Thursday 23 November 2017

Forkful's speedy suppers: Jerusalem artichoke pasta bake

Jerusalem artichoke pasta bake. Photo: Mark Duggan.
Jerusalem artichoke pasta bake. Photo: Mark Duggan.

Aoife McElwain    

Jerusalem artichokes are known by a few different names. In the USA, they're known as sunchokes, in reference to their family connection to the sunflower. Colloquially, among the initiated, they're also known as (and sensitive readers should turn away now) fartichokes.

Something about these little tubers makes almost everyone who consumes them dole out a few parps, of the comically loud but harmless variety, within an hour or two of eating them. I was at a dinner party with strangers not so long ago where Jerusalem artichokes were on the menu. A pretty risky move by the host, I thought.

But, listen, I'm not trying to put you off making this pasta bake, which is one of my absolute all-time favourite dishes to make at home. I just feel that you should be forewarned to only make it for your nearest and dearest.

This pasta bake makes use of a brilliant Jamie Oliver method for mac 'n' cheese breadcrumbs, which I picked up a few years back. It's so simple but it's a really diverse breadcrumb topping that I also apply to sausage stews.
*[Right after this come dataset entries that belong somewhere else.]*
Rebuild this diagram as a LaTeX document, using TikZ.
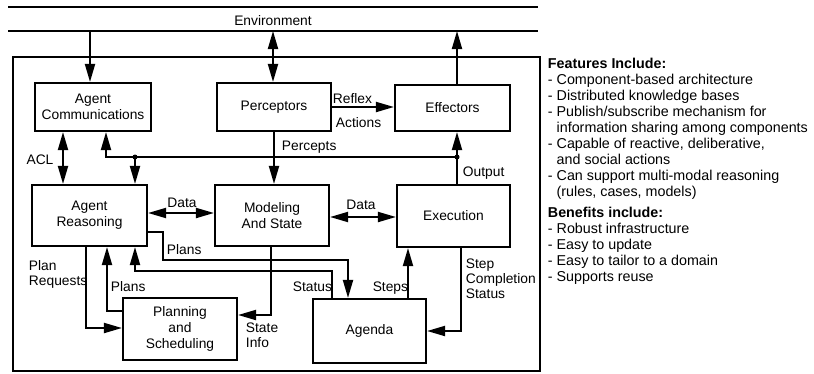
\documentclass[tikz,border=0pt]{standalone}
\usepackage{fontspec}
\setmainfont{Liberation Sans}
\usetikzlibrary{arrows.meta}
\begin{document}
\begin{tikzpicture}[x=1bp,y=-1bp,line width=1.9bp,
  tip/.style={-{Triangle[length=18bp,width=10bp]}},
  dtip/.style={{Triangle[length=18bp,width=10bp]}-{Triangle[length=18bp,width=10bp]}},
  box/.style={draw,line width=2.1bp,align=center,inner sep=0pt,
    font=\fontsize{13.8bp}{16bp}\selectfont},
  lbl/.style={inner sep=0pt,font=\fontsize{13.8bp}{15bp}\selectfont},
  side/.style={anchor=north west,align=left,inner sep=0pt,
    font=\fontsize{14.3bp}{16bp}\selectfont},
  jdot/.style={circle,fill,inner sep=0pt,minimum size=5bp}]
\useasboundingbox (0,0) rectangle (814,373);
% environment band
\draw (8,7) -- (538,7);
\draw (8,31) -- (538,31);
\node[lbl] (env) at (273,21) {Environment};
% outer frame
\draw[line width=2.1bp] (13,57) rectangle (540,371);
% boxes
\node[box,minimum width=116bp,minimum height=48bp] (ac) at (93,107) {Agent\\Communications};
\node[box,minimum width=114bp,minimum height=48bp] (per) at (274,107) {Perceptors};
\node[box,minimum width=115bp,minimum height=46bp] (eff) at (452.5,108) {Effectors};
\node[box,minimum width=115bp,minimum height=61bp] (ar) at (89.5,215.5) {Agent\\Reasoning};
\node[box,minimum width=114bp,minimum height=61bp] (ms) at (272,215.5) {Modeling\\And State};
\node[box,minimum width=113bp,minimum height=62bp] (ex) at (453.5,216) {Execution};
\node[box,minimum width=114bp,minimum height=62bp] (ps) at (180,329) {Planning\\and\\Scheduling};
\node[box,minimum width=113bp,minimum height=64bp] (ag) at (369.5,331) {Agenda};
% guide coordinates
\coordinate (e1) at (90,31);
\coordinate (e2) at (273,31);
\coordinate (e3) at (457,31);
\coordinate (gp) at (274,0);
\coordinate (jOut) at (457,157);
\coordinate (jAC) at (106,157);
\coordinate (jAR) at (135,157);
\coordinate (gacl) at (63,0);
\coordinate (gd1) at (0,213);
\coordinate (gd2) at (0,217);
\coordinate (pl1) at (163,232);
\coordinate (pl2) at (163,260);
\coordinate (pl3) at (348,260);
\coordinate (st1) at (332,271);
\coordinate (st2) at (135,271);
\coordinate (pp1) at (107,311);
\coordinate (pr1) at (86,328);
\coordinate (si1) at (271,315);
\coordinate (gsteps) at (408,0);
\coordinate (sc1) at (461,331);
% environment links
\draw[tip] (e1) -- (ac.north -| e1);
\draw[dtip] (e2) -- (per.north -| e2);
\draw[tip] (eff.north -| e3) -- (e3);
% reflex actions
\draw[tip] (per.east) -- (per.east -| eff.west);
\node[lbl,anchor=west] (reflex) at (332,99) {Reflex};
\node[lbl,anchor=west] (actions) at (335,123) {Actions};
% percepts
\draw[tip] (per.south -| gp) -- (ms.north -| gp);
\node[lbl,anchor=west] (percepts) at (281,147) {Percepts};
% output and bus
\draw[tip] (ex.north -| jOut) -- (eff.south -| jOut);
\node[lbl,anchor=west] (output) at (462,173) {Output};
\draw[tip] (jOut) -- (jAC) -- (ac.south -| jAC);
\draw[tip] (jAR) -- (ar.north -| jAR);
\node[jdot] (d1) at (jOut) {};
\node[jdot] (d2) at (jAR) {};
% ACL
\draw[dtip] (ac.south -| gacl) -- (ar.north -| gacl);
\node[lbl] (acl) at (40,160) {ACL};
% data
\draw[dtip] (ar.east |- gd1) -- (ms.west |- gd1);
\node[lbl] (data1) at (182,203) {Data};
\draw[dtip] (ms.east |- gd2) -- (ex.west |- gd2);
\node[lbl] (data2) at (361,205) {Data};
% plans to agenda
\draw[tip] (ar.east |- pl1) -- (pl1) -- (pl2) -- (pl3) -- (ag.north -| pl3);
\node[lbl,anchor=west] (plans1) at (166,250) {Plans};
% status
\draw[tip] (ag.north -| st1) -- (st1) -- (st2) -- (ar.south -| st2);
\node[lbl,anchor=east] (status) at (333,287) {Status};
% plans from planning
\draw[tip] (ps.west |- pp1) -- (pp1) -- (ar.south -| pp1);
\node[lbl,anchor=west] (plans2) at (110,287) {Plans};
% plan requests
\draw[tip] (ar.south -| pr1) -- (pr1) -- (ps.west |- pr1);
\node[lbl,anchor=west,align=left] (preq) at (28,274.5) {Plan\\Requests};
% state info
\draw[tip] (ms.south -| si1) -- (si1) -- (ps.east |- si1);
\node[lbl,anchor=west,align=left] (sinfo) at (245,335.5) {State\\Info};
% steps
\draw[tip] (ag.north -| gsteps) -- (ex.south -| gsteps);
\node[lbl,anchor=east] (steps) at (409,288) {Steps};
% step completion status
\draw[tip] (ex.south -| sc1) -- (sc1) -- (ag.east |- sc1);
\node[lbl,anchor=west,align=left] (scs) at (465,278.5) {Step\\Completion\\Status};
% right-hand text
\node[side] (feat) at (547,57) {%
  \textbf{Features Include:}\\
  - Component-based architecture\\
  - Distributed knowledge bases\\
  - Publish/subscribe mechanism for\\
  \phantom{- }information sharing among components\\
  - Capable of reactive, deliberative,\\
  \phantom{- }and social actions\\
  - Can support multi-modal reasoning\\
  \phantom{- }(rules, cases, models)};
\node[side] (ben) at (547,206) {%
  \textbf{Benefits include:}\\
  - Robust infrastructure\\
  - Easy to update\\
  - Easy to tailor to a domain\\
  - Supports reuse};
\end{tikzpicture}
\end{document}
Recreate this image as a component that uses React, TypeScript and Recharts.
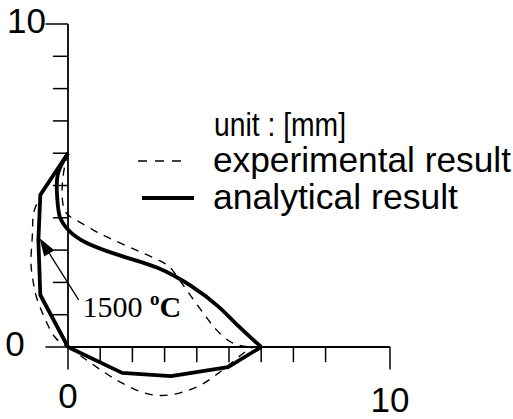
import React from 'react';
import { LineChart, Line, XAxis, YAxis, ReferenceLine, ReferenceDot, Legend } from 'recharts';

type P = { x: number; y: number };

// analytical result (solid)
const analyticalInner: P[] = [
  { x: 0, y: 6 }, { x: -0.32, y: 5.33 }, { x: -0.33, y: 4.55 }, { x: -0.25, y: 4.02 },
  { x: 0.01, y: 3.62 }, { x: 0.58, y: 3.22 }, { x: 1.75, y: 2.79 }, { x: 2.78, y: 2.45 },
  { x: 3.82, y: 1.89 }, { x: 4.68, y: 1.24 }, { x: 5.32, y: 0.62 }, { x: 6, y: 0 },
];
const analyticalOuter: P[] = [
  { x: 0, y: 6 }, { x: -0.86, y: 4.71 }, { x: -0.92, y: 3.3 }, { x: -0.86, y: 1.61 }, { x: 0, y: 0 },
];
const analyticalBottom: P[] = [
  { x: 0, y: 0 }, { x: 1.68, y: -0.8 }, { x: 3.2, y: -0.9 }, { x: 4.97, y: -0.62 }, { x: 6, y: 0 },
];

// experimental result (dashed)
const experimentalOuter: P[] = [
  { x: 0, y: 6 }, { x: -0.6, y: 5.1 }, { x: -1.04, y: 4.25 }, { x: -1.1, y: 3.6 },
  { x: -1.15, y: 2.7 }, { x: -1.09, y: 2.07 }, { x: -0.98, y: 1.55 }, { x: -0.74, y: 0.93 },
  { x: -0.41, y: 0.31 }, { x: 0, y: 0 },
];
const experimentalInner: P[] = [
  { x: 0, y: 6 }, { x: -0.16, y: 5.23 }, { x: -0.13, y: 4.3 }, { x: 0.25, y: 3.93 },
  { x: 0.79, y: 3.62 }, { x: 1.29, y: 3.37 }, { x: 1.89, y: 3.1 }, { x: 2.46, y: 2.85 },
  { x: 2.99, y: 2.6 }, { x: 3.31, y: 2.29 }, { x: 3.9, y: 1.46 }, { x: 4.29, y: 0.93 },
  { x: 4.61, y: 0.53 }, { x: 5.12, y: 0.12 }, { x: 5.75, y: 0 },
];
const experimentalBottom: P[] = [
  { x: 0, y: 0 }, { x: 0.99, y: -0.69 }, { x: 1.61, y: -1.08 }, { x: 2.24, y: -1.38 },
  { x: 2.86, y: -1.5 }, { x: 3.48, y: -1.42 }, { x: 4.1, y: -1.19 }, { x: 4.63, y: -0.84 },
  { x: 5.03, y: -0.53 }, { x: 5.5, y: -0.15 }, { x: 5.75, y: 0 },
];

const xTickValues = [0, 1, 2, 3, 4, 5, 6, 7, 8, 10];
const yTickValues = [0, 1, 2, 3, 4, 5, 6, 7, 8, 9, 10];
const xTickLabels = [{ value: 0, text: '0' }, { value: 10, text: '10' }];
const yTickLabels = [{ value: 0, text: '0' }, { value: 10, text: '10' }];
const legendLabels = ['unit : [mm]', 'experimental result', 'analytical result'];
const annotation = { number: '1500', degree: 'o', unit: 'C' };
const arrowTail: P = { x: 0.33, y: 1.46 };
const arrowTip: P = { x: -0.88, y: 3.37 };

// layout (not data)
const X_DOMAIN: [number, number] = [-2.112, 13.82];
const Y_DOMAIN: [number, number] = [-2.229, 10.743];
const SANS = '"Liberation Sans", Arial, sans-serif';
const SERIF = '"Liberation Serif", "Times New Roman", serif';
const xLabelOffset = [-1.5, -1.64];
const yLabelOffset = [-1.65, -1.29];
const annotationPos: P = { x: 0.45, y: 0.93 };

const tickLen = (v: number, long: number[]) => (long.includes(v) ? 0.7 : 0.47);

const ArrowShape = (p: any) => {
  const { x1, y1, x2, y2 } = p;
  const ang = Math.atan2(y2 - y1, x2 - x1);
  const L = 18, W = 6;
  const bx = x2 - L * Math.cos(ang), by = y2 - L * Math.sin(ang);
  const nx = -Math.sin(ang), ny = Math.cos(ang);
  return (
    <g>
      <line x1={x1} y1={y1} x2={bx} y2={by} stroke="#000" strokeWidth={1.3} />
      <polygon points={`${x2},${y2} ${bx + nx * W},${by + ny * W} ${bx - nx * W},${by - ny * W}`} fill="#000" />
    </g>
  );
};

const renderLegend = () => (
  <svg width={513} height={419} style={{ position: 'absolute', left: 0, top: 0 }}>
    <line x1={138} x2={184} y1={161} y2={161} stroke="#000" strokeWidth={1.5} strokeDasharray="9 8" />
    <line x1={142} x2={194} y1={198} y2={198} stroke="#000" strokeWidth={4} />
    <text x={214} y={136} fontSize={33} fontFamily={SANS} fill="#000" textLength={132} lengthAdjust="spacingAndGlyphs">{legendLabels[0]}</text>
    <text x={213} y={172} fontSize={35} fontFamily={SANS} fill="#000" textLength={298} lengthAdjust="spacingAndGlyphs">{legendLabels[1]}</text>
    <text x={213} y={209} fontSize={35} fontFamily={SANS} fill="#000" textLength={245} lengthAdjust="spacingAndGlyphs">{legendLabels[2]}</text>
  </svg>
);

const common = { dataKey: 'y', stroke: '#000', dot: false as const, activeDot: false as const, isAnimationActive: false };

export default function App() {
  return (
    <div style={{ position: 'absolute', left: 0, top: 0, background: '#fff' }}>
      <LineChart width={513} height={419} margin={{ top: 0, right: 0, bottom: 0, left: 0 }}>
        <XAxis type="number" dataKey="x" domain={X_DOMAIN} allowDataOverflow hide />
        <YAxis type="number" dataKey="y" domain={Y_DOMAIN} allowDataOverflow hide />
        <Legend
          layout="horizontal"
          verticalAlign="middle"
          align="center"
          content={renderLegend}
          wrapperStyle={{ left: 0, top: 0, width: 513, height: 419, pointerEvents: 'none' }}
        />

        {/* axes */}
        <ReferenceLine segment={[{ x: 0, y: 0 }, { x: 10, y: 0 }]} stroke="#000" strokeWidth={1.8} />
        <ReferenceLine segment={[{ x: 0, y: 0 }, { x: 0, y: 10 }]} stroke="#000" strokeWidth={1.8} />
        {xTickValues.map((t) => (
          <ReferenceLine key={'xt' + t} segment={[{ x: t, y: 0 }, { x: t, y: -tickLen(t, [0, 10]) }]} stroke="#000" strokeWidth={1.5} />
        ))}
        {yTickValues.map((t) => (
          <ReferenceLine key={'yt' + t} segment={[{ x: 0, y: t }, { x: -tickLen(t, [0, 10]), y: t }]} stroke="#000" strokeWidth={1.5} />
        ))}
        {xTickLabels.map((l, i) => (
          <ReferenceDot key={'xl' + l.value} x={l.value} y={xLabelOffset[i]} r={1} shape={(p: any) => (
            <text x={p.cx} y={p.cy} textAnchor="middle" dominantBaseline="central" fontSize={35} fontFamily={SANS} fill="#000">{l.text}</text>
          )} />
        ))}
        {yTickLabels.map((l, i) => (
          <ReferenceDot key={'yl' + l.value} x={yLabelOffset[i]} y={l.value + 0.1} r={1} shape={(p: any) => (
            <text x={p.cx} y={p.cy} textAnchor="middle" dominantBaseline="central" fontSize={35} fontFamily={SANS} fill="#000">{l.text}</text>
          )} />
        ))}

        {/* experimental */}
        <Line {...common} data={experimentalOuter} type="natural" strokeWidth={1.4} strokeDasharray="8 7" legendType="none" />
        <Line {...common} data={experimentalInner} type="natural" strokeWidth={1.4} strokeDasharray="8 7" name={legendLabels[1]} />
        <Line {...common} data={experimentalBottom} type="natural" strokeWidth={1.4} strokeDasharray="8 7" legendType="none" />

        {/* analytical */}
        <Line {...common} data={analyticalOuter} type="linear" strokeWidth={3.8} strokeLinejoin="round" legendType="none" />
        <Line {...common} data={analyticalInner} type="natural" strokeWidth={3.8} name={legendLabels[2]} />
        <Line {...common} data={analyticalBottom} type="linear" strokeWidth={3.8} strokeLinejoin="round" legendType="none" />

        {/* annotation */}
        <ReferenceLine segment={[arrowTail, arrowTip]} shape={ArrowShape} />
        <ReferenceDot x={annotationPos.x} y={annotationPos.y} r={1} shape={(p: any) => (
          <text x={p.cx} y={p.cy} fontSize={30} fontFamily={SERIF} fill="#000">
            {annotation.number}{' '}
            <tspan fontSize={19} fontWeight="bold" dy={-12}>{annotation.degree}</tspan>
            <tspan fontWeight="bold" dy={12}>{annotation.unit}</tspan>
          </text>
        )} />
      </LineChart>
    </div>
  );
}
Jerusalem artichokes are in season until March, and can usually be found at a good farmers' market or specialty food shop. They look like a less fibrous, sometimes purple-tinted ginger root.

Once sliced, their flesh will go brown, like an apple. To avoid discolouration, place the slices in a bowl of cold water with a squeeze of lemon juice.

Jerusalem artichoke pasta bake

Serves 4 to 6

Prep Time: 15 minutes

Cooking Time: 45 minutes to 1 hour


600g of Jerusalem artichokes, scrubbed but not peeled

300g of pasta, penne or rigatoni

200ml of crème fraîche

150g Parmesan cheese, finely grated

4 slices of streaky bacon, finely chopped

3 cloves of garlic, finely chopped

For the breadcrumb topping

2 slices of stale-ish bread

4 slices of streaky bacon, unchopped

2 sprigs of rosemary, leaves picked

2 tablespoons of olive oil


1. Heat your oven to 200 degrees C/Gas Mark 6. Put four slices of streaky bacon for the breadcrumb topping in an ovenproof dish/roasting tin, big enough to fit the entire bake. Put this into the oven for about 5-10 minutes, until the bacon crisps up.

2. In the meantime, get a bowl of cold water and squeeze some lemon juice into it. Chop your scrubbed but not chopped Jerusalem artichokes into 1/2 cm slices and put them into the lemon water to keep them from discolouring.

3. Take the bacon out of the oven dish and put aside. In the same roasting dish/tin - don't wash away that bacon flavour - throw in your Jerusalem artichokes and drizzle with olive oil, salt and pepper. Roast them for 25- 30 minutes, tossing every once in a while.

4. Boil your pasta and drain into another bowl, saving the pasta water and putting it aside.

5. In the last 15 minutes of cooking the artichokes, add your chopped bacon and mix everything well. In the last 5 minutes, add the chopped garlic, combining well.

6. Meanwhile, in a food processor, blitz your bread slices, rosemary leaves and the four original streaky bacon bits to make the breadcrumb topping. Add two tablespoons of olive oil to the breadcrumbs and mix well.

7. Once the artichokes, bacon and garlic are cooked, take the dish/tin out of the oven and put it over a low heat on the hob. Now add your cooked pasta. Then your crème fraîche and Parmesan cheese. Finally add about 200ml of your reserved pasta water. Mix everything really well so it's all combined and creamy. Add more of your pasta water if you think it needs to be creamier.

8. Now sprinkle your breadcrumbs all over the top. Pop into the oven and bake for another 10 to 15 minutes, until it's gorgeously golden and bubbling.

This week's storecupboard essential:

Stale bread: You can't make decent breadcrumbs with fresh bread. Instead of throwing away the last of your loaf, pop it in a freezer bag until you have a collection of stored stale bread to whiz into breadcrumbs, once defrosted.